- Born: 13 September 1949 (age 75) Lancy (Switzerland)
- Known for: Director of the Swiss section of the World Wide Fund for Nature Director of the Swiss Agency for the Environment, Forests and Landscape

= Philippe Roch =

Swiss civil servant

Philippe Roch (born 13 September 1949 in Lancy) is a retired Swiss civil servant.

== Biography ==
Philippe Roch obtained a PhD in biochemistry from the University of Geneva in 1977. He was elected deputy of the Christian Democratic People's Party of Switzerland at the Grand Council of Geneva (1973–1982).

He was director of the Swiss section of the World Wide Fund for Nature (1977–1992).
After that, Roch was appointed Director of the Swiss Agency for the Environment, Forests and Landscape (SAEFL) by the Federal Council.

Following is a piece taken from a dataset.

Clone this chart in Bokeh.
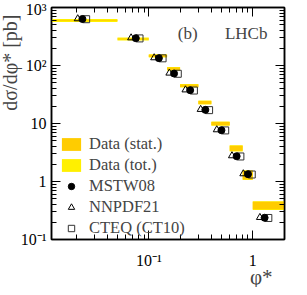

He occupied this position for 13 years, from 1992 until he resigned on 1 October 2005.

He was member of the board of directors of the Global Environment Facility, of the United Nations Institute for Training and Research and of the United Nations Environment Programme.

Philippe Roch chaired the conference of the parties of the Basel Convention (1999–2002) and of the Rotterdam Convention (2004–2005). In 2008, he received an honorary degree from the University of Lausanne.